California Gov. Jerry Brown, likening his plan to curb public employee pension costs to swallowing “castor oil,” said his proposal is the one most likely to win approval from lawmakers.
“This is more castor oil, I’m afraid,” Mr. Brown said in a rare appearance for a governor at a legislative hearing in Sacramento on Thursday. “This is not going to be easy because we’re cutting back, but that’s the name of the game right now.”
The cost of pension benefits for California’s state workers is forecast to rise to $1.8 billion in the year beginning July 1. Mr. Brown has said his proposal may cut that in half.
Under Mr. Brown’s plan, most new public employees would get a third of their retirement income from Social Security and a third from a so-called defined contribution plan, such as a 401(k), which doesn’t provide a set return. The balance would come from the traditional component. For those who don’t get Social Security, the conventional pension would make up two-thirds.
Current workers would remain in the defined benefit system in which the government carries the investment risk. In February, the Little Hoover Commission, an independent state oversight panel, recommended moving most employees into a hybrid plan, even if it meant lawsuits.
Mr.

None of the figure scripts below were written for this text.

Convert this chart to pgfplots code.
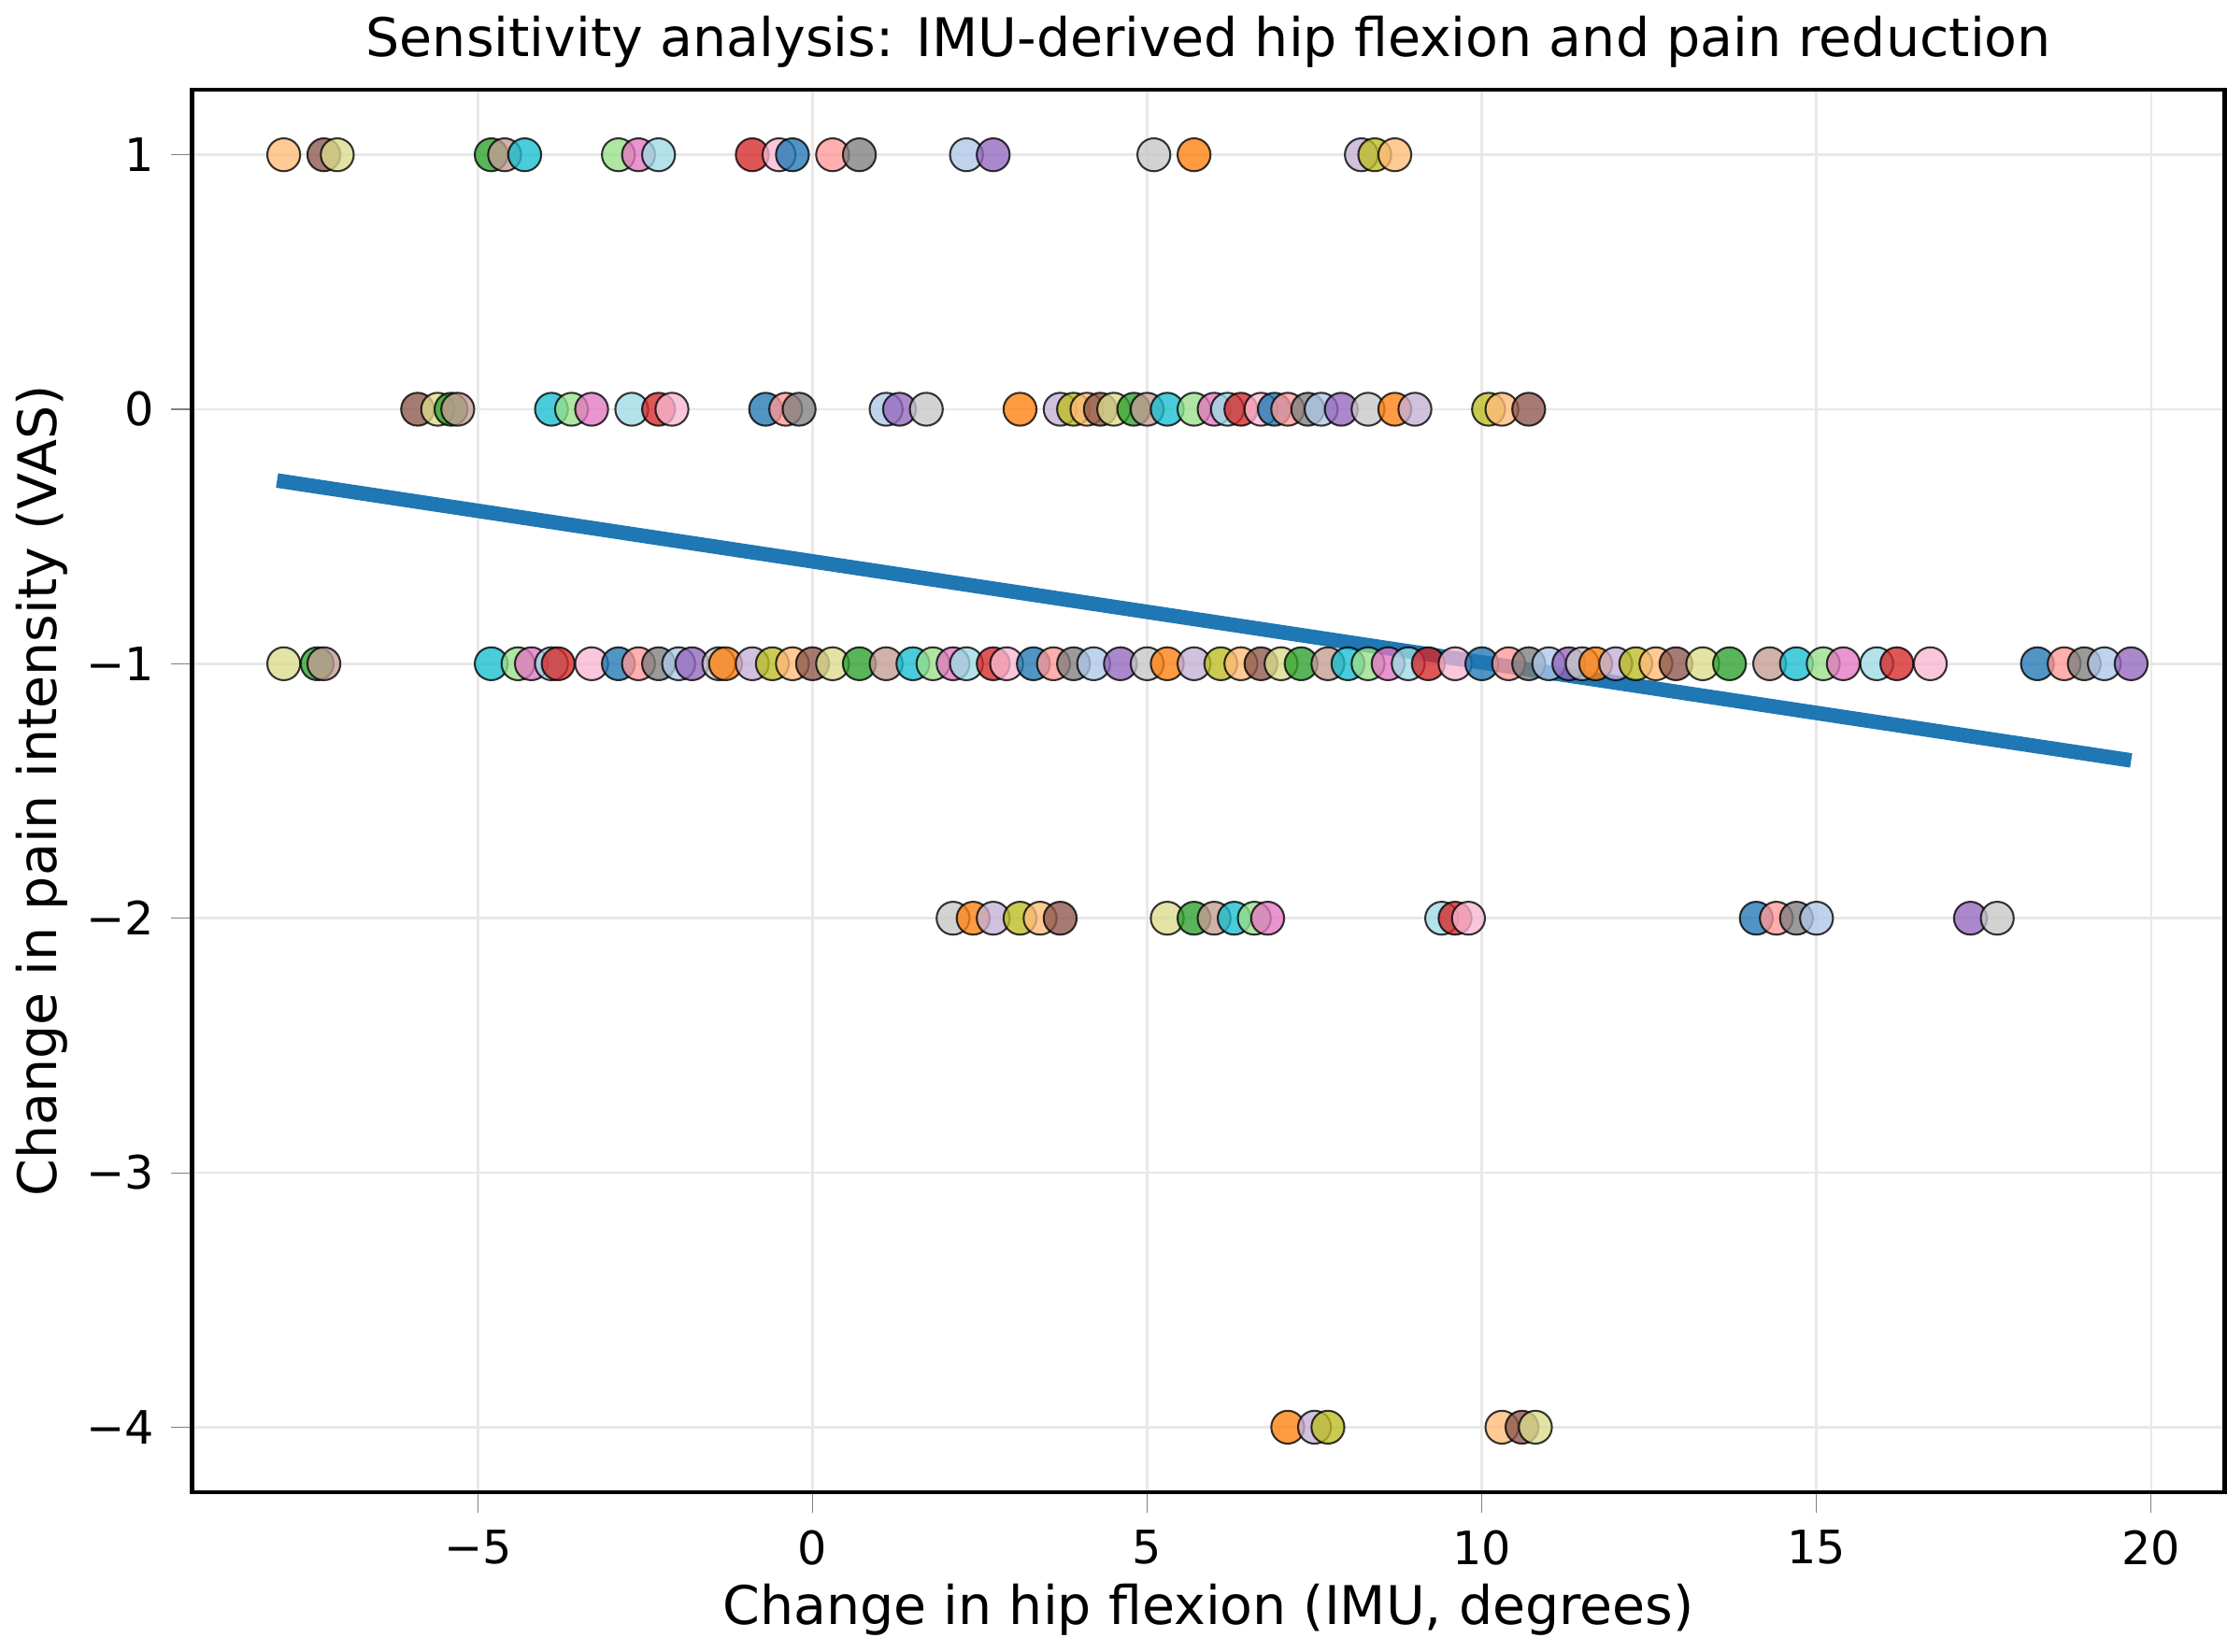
\documentclass[border=0pt]{standalone}
\usepackage{pgfplots}
\pgfplotsset{compat=1.18}
\usepackage{fontspec}
\setmainfont{DejaVu Sans}
\begin{document}
\begin{tikzpicture}
\begin{axis}[
  width=14.75cm, height=10.18cm, scale only axis,
  xmin=-9.27, xmax=21.1, ymin=-4.256, ymax=1.256,
  xtick={-5,0,5,10,15,20}, ytick={-4,-3,-2,-1,0,1},
  xticklabels={−5,0,5,10,15,20}, yticklabels={−4,−3,−2,−1,0,1},
  tick label style={font=\fontsize{9.5}{11}\selectfont},
  label style={font=\fontsize{11}{13}\selectfont},
  title style={font=\fontsize{11}{13}\selectfont, yshift=-5pt},
  title={Sensitivity analysis: IMU-derived hip flexion and pain reduction},
  xlabel={Change in hip flexion (IMU, degrees)},
  ylabel={Change in pain intensity (VAS)},
  xlabel style={yshift=3pt}, ylabel style={yshift=-3pt},
  grid=major, major grid style={gray!18, line width=0.5pt},
  tick align=outside, tick pos=left, axis line style={line width=0.9pt},
  colormap={tab20}{rgb255=(31,119,180) rgb255=(174,199,232) rgb255=(255,127,14) rgb255=(255,187,120) rgb255=(44,160,44) rgb255=(152,223,138) rgb255=(214,39,40) rgb255=(255,152,150) rgb255=(148,103,189) rgb255=(197,176,213) rgb255=(140,86,75) rgb255=(196,156,148) rgb255=(227,119,194) rgb255=(247,182,210) rgb255=(127,127,127) rgb255=(199,199,199) rgb255=(188,189,34) rgb255=(219,219,141) rgb255=(23,190,207) rgb255=(158,218,229)},
  colormap access=piecewise constant,
  point meta min=0, point meta max=20,
]
\addplot[scatter, only marks, mark=*, mark size=3.4pt, opacity=0.78,
  scatter/use mapped color={draw=none, fill=mapped color},
  point meta={mod(\coordindex*7+3,20)}] table[row sep=\\] {
x y\\
-7.9 1\\ -7.3 1\\ -7.1 1\\ -4.8 1\\ -4.6 1\\ -4.3 1\\ -2.9 1\\ -2.6 1\\ -2.3 1\\ -0.9 1\\ -0.5 1\\ -0.3 1\\ 0.3 1\\ 0.7 1\\ 2.3 1\\ 2.7 1\\ 5.1 1\\ 5.7 1\\ 8.2 1\\ 8.4 1\\ 8.7 1\\
-5.9 0\\ -5.6 0\\ -5.4 0\\ -5.3 0\\ -3.9 0\\ -3.6 0\\ -3.3 0\\ -2.7 0\\ -2.3 0\\ -2.1 0\\ -0.7 0\\ -0.4 0\\ -0.2 0\\ 1.1 0\\ 1.3 0\\ 1.7 0\\ 3.1 0\\ 3.7 0\\ 3.9 0\\ 4.1 0\\ 4.3 0\\ 4.5 0\\ 4.8 0\\ 5.0 0\\ 5.3 0\\ 5.7 0\\ 6.0 0\\ 6.2 0\\ 6.4 0\\ 6.7 0\\ 6.9 0\\ 7.1 0\\ 7.4 0\\ 7.6 0\\ 7.9 0\\ 8.3 0\\ 8.7 0\\ 9.0 0\\ 10.1 0\\ 10.3 0\\ 10.7 0\\
-7.9 -1\\ -7.4 -1\\ -7.3 -1\\ -4.8 -1\\ -4.4 -1\\ -4.2 -1\\ -3.9 -1\\ -3.8 -1\\ -3.3 -1\\ -2.9 -1\\ -2.6 -1\\ -2.3 -1\\ -2.0 -1\\ -1.8 -1\\ -1.4 -1\\ -1.3 -1\\ -0.9 -1\\ -0.6 -1\\ -0.3 -1\\ 0.0 -1\\ 0.3 -1\\ 0.7 -1\\ 1.1 -1\\ 1.5 -1\\ 1.8 -1\\ 2.1 -1\\ 2.3 -1\\ 2.7 -1\\ 2.9 -1\\ 3.3 -1\\ 3.6 -1\\ 3.9 -1\\ 4.2 -1\\ 4.6 -1\\ 5.0 -1\\ 5.3 -1\\ 5.7 -1\\ 6.1 -1\\ 6.4 -1\\ 6.7 -1\\ 7.0 -1\\ 7.3 -1\\ 7.7 -1\\ 8.0 -1\\ 8.3 -1\\ 8.6 -1\\ 8.9 -1\\ 9.2 -1\\ 9.6 -1\\ 10.0 -1\\ 10.4 -1\\ 10.7 -1\\ 11.0 -1\\ 11.3 -1\\ 11.5 -1\\ 11.7 -1\\ 12.0 -1\\ 12.3 -1\\ 12.6 -1\\ 12.9 -1\\ 13.3 -1\\ 13.7 -1\\ 14.3 -1\\ 14.7 -1\\ 15.1 -1\\ 15.4 -1\\ 15.9 -1\\ 16.2 -1\\ 16.7 -1\\ 18.3 -1\\ 18.7 -1\\ 19.0 -1\\ 19.3 -1\\ 19.7 -1\\
2.1 -2\\ 2.4 -2\\ 2.7 -2\\ 3.1 -2\\ 3.4 -2\\ 3.7 -2\\ 5.3 -2\\ 5.7 -2\\ 6.0 -2\\ 6.3 -2\\ 6.6 -2\\ 6.8 -2\\ 9.4 -2\\ 9.6 -2\\ 9.8 -2\\ 14.1 -2\\ 14.4 -2\\ 14.7 -2\\ 15.0 -2\\ 17.3 -2\\ 17.7 -2\\
7.1 -4\\ 7.5 -4\\ 7.7 -4\\ 10.3 -4\\ 10.6 -4\\ 10.8 -4\\
};
\addplot[color={rgb,255:red,31;green,119;blue,180}, line width=3pt] coordinates {(-8,-0.28) (19.7,-1.38)};
\end{axis}
\end{tikzpicture}
\end{document}
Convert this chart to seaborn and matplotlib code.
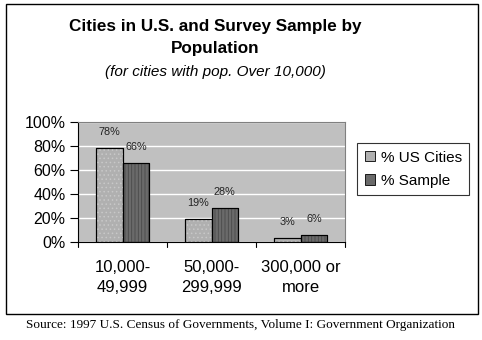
import matplotlib
matplotlib.use("Agg")
import matplotlib.pyplot as plt
import matplotlib.patches as mpatches
import seaborn as sns
import pandas as pd

categories = ["10,000-\n49,999", "50,000-\n299,999", "300,000 or\nmore"]
series = ["% US Cities", "% Sample"]
us_cities = [78, 19, 3]
sample = [66, 28, 6]
y_ticks = [0, 20, 40, 60, 80, 100]
title = "Cities in U.S. and Survey Sample by\nPopulation"
subtitle = "(for cities with pop. Over 10,000)"
source = "Source: 1997 U.S. Census of Governments, Volume I: Government Organization"

df = pd.DataFrame({
    "cat": categories * 2,
    "series": [series[0]] * 3 + [series[1]] * 3,
    "value": us_cities + sample,
})

sns.set_style("white")
plt.rcParams["font.family"] = ["Liberation Sans", "DejaVu Sans"]
plt.rcParams["text.color"] = "black"
plt.rcParams["xtick.color"] = "black"
plt.rcParams["ytick.color"] = "black"
plt.rcParams["xtick.labelcolor"] = "black"
plt.rcParams["ytick.labelcolor"] = "black"
plt.rcParams["hatch.linewidth"] = 0.6

fig = plt.figure(figsize=(4.82, 3.40), dpi=100)
ax = fig.add_axes([78 / 482, 1 - 242 / 340, 267 / 482, 120 / 340])

colors = {"% US Cities": "#b0b0b0", "% Sample": "#6a6a6a"}
hatch_cfg = {"% US Cities": ("....", "#c8c8c8"), "% Sample": ("|||||", "#4a4a4a")}

sns.barplot(data=df, x="cat", y="value", hue="series", order=categories,
            hue_order=series, palette=colors, width=0.6, edgecolor="black",
            linewidth=0.8, saturation=1, ax=ax, legend=False)

ax.set_facecolor("#c0c0c0")
ax.set_ylim(0, 100)
ax.set_xlim(-0.5, 2.5)
ax.set_yticks(y_ticks)
ax.set_yticklabels([f"{t}%" for t in y_ticks], fontsize=11.5)
ax.yaxis.grid(True, color="white", linewidth=1)
ax.set_axisbelow(True)
ax.set_xlabel("")
ax.set_ylabel("")

ax.set_xticks([0, 1, 2])
ax.set_xticklabels(categories, fontsize=12, linespacing=1.4)
ax.tick_params(axis="x", length=0, pad=13)
for b in [-0.5, 0.5, 1.5, 2.5]:
    ax.plot([b, b], [0, -0.045], transform=ax.get_xaxis_transform(),
            color="black", linewidth=0.8, clip_on=False)
ax.tick_params(axis="y", length=6, width=0.8, color="black", pad=3, left=True)

for s in ["top", "right"]:
    ax.spines[s].set_color("#808080")
    ax.spines[s].set_linewidth(0.8)
for s in ["left", "bottom"]:
    ax.spines[s].set_color("black")
    ax.spines[s].set_linewidth(0.8)

for container, name in zip(ax.containers, series):
    h, hc = hatch_cfg[name]
    for bar in container:
        r = mpatches.Rectangle((bar.get_x(), bar.get_y()), bar.get_width(), bar.get_height(),
                               fill=False, hatch=h, edgecolor=hc, linewidth=0, zorder=bar.get_zorder() + 0.1)
        ax.add_patch(r)
        outline = mpatches.Rectangle((bar.get_x(), bar.get_y()), bar.get_width(), bar.get_height(),
                                     fill=False, edgecolor="black", linewidth=0.8, zorder=bar.get_zorder() + 0.2)
        ax.add_patch(outline)
    ax.bar_label(container, labels=[f"{int(v)}%" for v in container.datavalues],
                 padding=8, fontsize=7.8, color="#222222")

handles = []
for name in series:
    handles.append(mpatches.Patch(facecolor=colors[name], edgecolor="black", linewidth=0.6, label=name))
leg = fig.legend(handles=handles, loc="upper left", bbox_to_anchor=(357 / 482, 1 - 143 / 340),
                 frameon=True, fontsize=11, handlelength=0.65, handleheight=0.65,
                 handletextpad=0.4, borderpad=0.5, labelspacing=0.6, fancybox=False,
                 borderaxespad=0)
leg.get_frame().set_edgecolor("black")
leg.get_frame().set_linewidth(0.8)

fig.text(215 / 482, 1 - 37.5 / 340, title, ha="center", va="center", fontsize=12.3,
         fontweight="bold", linespacing=1.5)
fig.text(215 / 482, 1 - 72 / 340, subtitle, ha="center", va="center", fontsize=11,
         style="italic")

fig.add_artist(mpatches.Rectangle((6 / 482, 1 - 314 / 340), 472 / 482, 310 / 340,
                                  transform=fig.transFigure, fill=False, edgecolor="black",
                                  linewidth=1))
fig.text(241 / 482, 1 - 325 / 340, source, ha="center", va="center", fontsize=9.5,
         family=["Liberation Serif", "DejaVu Serif"])

fig.savefig("out.png", dpi=100)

Brown’s plan also calls for adding two independent members to the board of the $227.5 billion California Public Employees’ Retirement System, Sacramento; limits on double dipping, when a retiree collecting benefits takes another government job; and banning pension spiking, which inflates future retirement payments by manipulating overtime, unused vacation and special compensation.
“I’m writing a plan that has a real possibility to get enacted, and I’ve laid out a pathway that makes the most sense,” Mr. Brown said. “I don’t think we should lurch all the way forward in our first step.”